Historic Landscape Characterisation

Creuddyn and Arllechwedd – Area 6 Creuddyn PRN 15803

 


SH 702795 looking south. An expansive aerial view which centres on the Vardre (Deganwy castle) which lies within the Creuddyn area (area 6), surrounded by housing estates which form part of Deganwy/Llandudno Junction (area 5), and looking across the river to the town of Conwy (area 7) in the top right-hand corner

 

 

Historical background

An extensive area dominated by parkland and pasture, defined to the west by the urban areas of Deganwy and Llandudno Junction (area 5), to the north by the urban development of Llandudno (area 2), and the higher ground of the Little Orme and Nant y Gamar (area 3), to the east by Penrhyn Bay (area 23). The Bryn Pydew ridge (area 22) intrudes into the area.

An area rich in mythological associations, particularly the story of Taliesin and Maelgwn Gwynedd, who are traditionally connected with the Roman and post-Roman at Deganwy, consisting of two precipitous hillocks and the saddle between them.
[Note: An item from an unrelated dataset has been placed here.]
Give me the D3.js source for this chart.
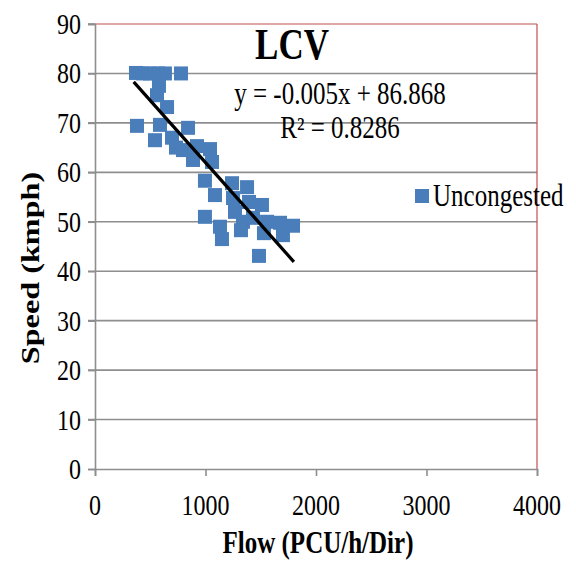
<!DOCTYPE html>
<html><head><meta charset="utf-8">
<script src="https://cdn.jsdelivr.net/npm/d3@7"></script>
<style>body{margin:0;background:#fff}svg{display:block}</style>
</head><body>
<script>
// ---- data ----
const flow  = [371,434,498,570,633,778,579,561,652,380,588,543,697,842,796,923,1041,887,1059,733,995,1086,1240,1376,1249,1394,1511,1267,1339,1430,1557,1674,1792,995,1131,1149,1321,1529,1701,1484];
const speed = [80.1,80,80,80,80,80,77.5,75.6,73.2,69.4,69.6,66.5,67,69,64.5,65.3,64.7,62.5,62.1,65,58.3,55.4,57.8,57,54.8,54,53.4,52,50,50.8,50,49.8,49.2,51,49,46.5,48.3,47.7,47.3,43.1];
const trendFlow  = [350, 1800];
const trendSpeed = [78.3, 41.9];
const xTicks = [0,1000,2000,3000,4000];
const yTicks = [0,10,20,30,40,50,60,70,80,90];
const seriesName = "Uncongested";
const chartTitle = "LCV";
const eqLine1 = "y = -0.005x + 86.868";
const eqLine2 = "R² = 0.8286";
const xTitle = "Flow (PCU/h/Dir)";
const yTitle = "Speed (kmph)";

// ---- layout ----
const W = 576, H = 561;
const L = 95, R = 537, T = 24, B = 469;
const SY = 1.24; // vertical stretch of text in the picture
const serif = "'Liberation Serif','Times New Roman',serif";
const blue = "#4a7ebb", grid = "#8e8e8e", red = "#c0504d";

const svg = d3.select("body").append("svg").attr("width", W).attr("height", H);
const x = d3.scaleLinear().domain([0, 4000]).range([L, R]);
const y = d3.scaleLinear().domain([0, 90]).range([B, T]);

// gridlines
svg.append("g").selectAll("line").data(yTicks.filter(d => d > 0 && d < 90)).join("line")
  .attr("x1", L - 7).attr("x2", R).attr("y1", d => y(d)).attr("y2", d => y(d))
  .attr("stroke", grid).attr("stroke-width", 1.6);

// plot border top/right in red
svg.append("line").attr("x1", L).attr("x2", R).attr("y1", T).attr("y2", T).attr("stroke", red).attr("stroke-width", 1.2);
svg.append("line").attr("x1", R).attr("x2", R).attr("y1", T).attr("y2", B).attr("stroke", red).attr("stroke-width", 1.2);

// axes
const yAxis = svg.append("g").attr("transform", `translate(${L},0)`)
  .call(d3.axisLeft(y).tickValues(yTicks).tickSize(7).tickFormat(""));
const xAxis = svg.append("g").attr("transform", `translate(0,${B})`)
  .call(d3.axisBottom(x).tickValues(xTicks).tickSize(7).tickFormat(""));
[yAxis, xAxis].forEach(a => {
  a.selectAll("path,line").attr("stroke", grid).attr("stroke-width", 1.6);
});
svg.append("line").attr("x1", L - 7).attr("x2", L).attr("y1", T).attr("y2", T).attr("stroke", grid).attr("stroke-width", 1.6);

function stext(g, tx, ty, str, size, weight, anchor, rot) {
  return g.append("text")
    .attr("transform", `translate(${tx},${ty}) scale(1,${SY})` + (rot ? ` rotate(${rot})` : ""))
    .attr("font-family", serif).attr("font-size", size).attr("font-weight", weight || "normal")
    .attr("text-anchor", anchor || "start").attr("fill", "#000").text(str);
}
yTicks.forEach(t => stext(svg, L - 14, y(t) + 10, String(t), 24, "normal", "end"));
xTicks.forEach(t => stext(svg, x(t), B + 46, String(t), 24, "normal", "middle"));

// points
svg.append("g").selectAll("rect").data(flow.map((f, i) => [f, speed[i]])).join("rect")
  .attr("x", d => x(d[0]) - 7).attr("y", d => y(d[1]) - 7)
  .attr("width", 14).attr("height", 14).attr("fill", blue);

// trendline
svg.append("line")
  .attr("x1", x(trendFlow[0])).attr("y1", y(trendSpeed[0]))
  .attr("x2", x(trendFlow[1])).attr("y2", y(trendSpeed[1]))
  .attr("stroke", "#000").attr("stroke-width", 3.2);

// title & equation
stext(svg, 292, 59, chartTitle, 35, "bold", "middle");
stext(svg, 340, 104, eqLine1, 25, "normal", "middle");
stext(svg, 340, 138, eqLine2, 25, "normal", "middle");

// legend
svg.append("rect").attr("x", 415).attr("y", 189).attr("width", 14).attr("height", 14).attr("fill", blue);
stext(svg, 433, 206, seriesName, 25, "normal", "start");

// axis titles
stext(svg, 318, 553, xTitle, 25, "bold", "middle");
stext(svg, 39, 268, yTitle, 26, "bold", "middle", -90);
</script>
</body></html>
This formed the site of Deganwy castle, built by Robert of Rhuddlan c. 1080. The hill was held alternately by the Welsh and the Anglo-Normans until 1263, and part was granted to the Cistercians of Aberconwy.

From the late Medieval period, the area was dominated by the Mostyn family, whose seat lay at Gloddaeth, which lies within the area. The Mostyns also owned Bodysgallen, and they were to be instrumental in the development of Llandudno in the nineteenth century. Lesser families included the recusant Pughs of Penrhyn Creuddyn, who sheltered missionary priests. Gloddaeth dates in part from the sixteenth century, and is now a boarding school.

There was some shale quarrying at Pabo from 1911 to 1932.


Key historic landscape characteristics

Parkland , gentry houses, substantial farmsteads, limestone walls

The area is dominated by Gloddaeth, formerly the seat of the Mostyns, now a boarding school, and the substantial farms associated with it. Though Gloddaeth is the only landed seat within the area, Bodysgallen, Penrhyn and Marl are all within a mile of it. The churches of Eglwys Rhos and Llangystennin are both ancient foundations.

A marked feature of the landscape is the stone-built watch-tower, believed to date from the seventeenth century, at Bryniau.

The only pre-twentieth century nucleated community is at Glanwydden, which consists of a public house and a cluster of houses around a cross-roads. The nearby windmill dates from 1704.